At the other extreme were the Land League supporters, many in executive positions at local level, who had never walked behind a plough or a cow in their lives. These were the shopkeepers and merchants of rural Ireland, based in the towns and villages. They tended to be supportive of the notion of rent strikes. This was because, given the inadequate resources of the average tenant farmer, especially in the straitened times of the 1870s, he would be unable to pay his bill at the local store and his landlord as well. So, the shopkeepers had a simple solution. Forget about paying rent to the landlord, pay for the goods you’ve been buying on tick from us instead.

Half way through the Land War, the Tory government of Benjamin Disraeli had been replaced by a Liberal administration led by William Gladstone. Gladstone had done his best to placate Irish tenants by disestablishing the Church of Ireland (a major landlord in its own right) and passing a major Land Act in 1870. But his best wasn’t good enough for Parnell, Davitt and the Land League.

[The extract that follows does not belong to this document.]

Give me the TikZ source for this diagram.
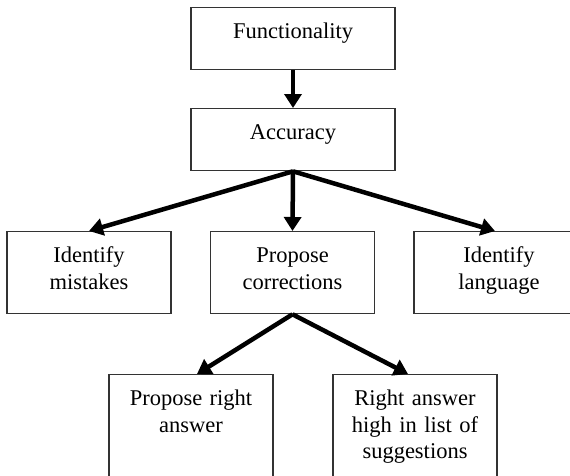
\documentclass[tikz,border=0pt]{standalone}
\usepackage{fontspec}
\setmainfont{Liberation Serif}
\usetikzlibrary{arrows.meta}
\begin{document}
\begin{tikzpicture}[x=1pt, y=-1pt,
            box/.style={draw=black!80, line width=1.3pt, anchor=north, inner sep=0pt,
                text width=#1, align=center, text height=31pt,
                font=\fontsize{22.5}{26.5}\selectfont},
            link/.style={line width=4.5pt, -{Triangle[length=14pt,width=17pt]}}
            ]
            \useasboundingbox (0,0) rectangle (570,475);
            \node[box=204pt, text depth=31pt] (func) at (293,7) {Functionality};
            \node[box=204pt, text depth=31pt] (acc) at (293,108) {Accuracy};
            \node[box=164pt, text depth=51pt] (idm) at (89,231) {Identify\\ mistakes};
            \node[box=164pt, text depth=51pt] (prc) at (292.5,231) {Propose\\ corrections};
            \node[box=170pt, text depth=51pt] (idl) at (499,231) {Identify\\ language};
            \node[box=164pt, text depth=80pt] (pra) at (191,374) {Propose right\\ answer};
            \node[box=164pt, text depth=80pt] (rah) at (415,374) {Right answer\\ high in list of\\ suggestions};

            \draw[link] (func) -- (acc);
            \draw[link] (acc.south) -- (idm.north);
            \draw[link] (acc.south) -- (prc.north);
            \draw[link] (acc.south) -- ([xshift=-4pt]idl.north);
            \draw[link] (prc.south) -- ([xshift=6pt]pra.north);
            \draw[link] (prc.south) -- ([xshift=-7pt]rah.north);

            \end{tikzpicture}
\end{document}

Eventually, in October 1881, a totally fed-up Gladstone brought in new legislation that allowed him to arrest the leaders of the agrarian agitation, and throw them in jail, without the formality of a trial. This he duly did, after first banning the Land League. Before his arrest Parnell had made a prediction, that, if he was incarcerated, his place at the helm of proceedings would be taken by someone he called, graphically, ‘Captain Moonlight’. There was, of course, no such person. It was a euphemism for the violence wrought by rural secret societies, many of them armed by sympathetic Fenians.

Parnell proved to be right. The Land War merely intensified. The murder rate soared. Gladstone was forced to come to terms in May 1882. After the deal was done Parnell made no shift to revive the Land League in its previous form. He had new Home Rule fish to fry. The cause of the tenant farmer had become a ‘distraction’. Now where had we heard that one before?

The Irish National Land League was outlawed by the Liberal government of William Gladstone, after barely two years in existence, one hundred and thirty-six years ago, on this day.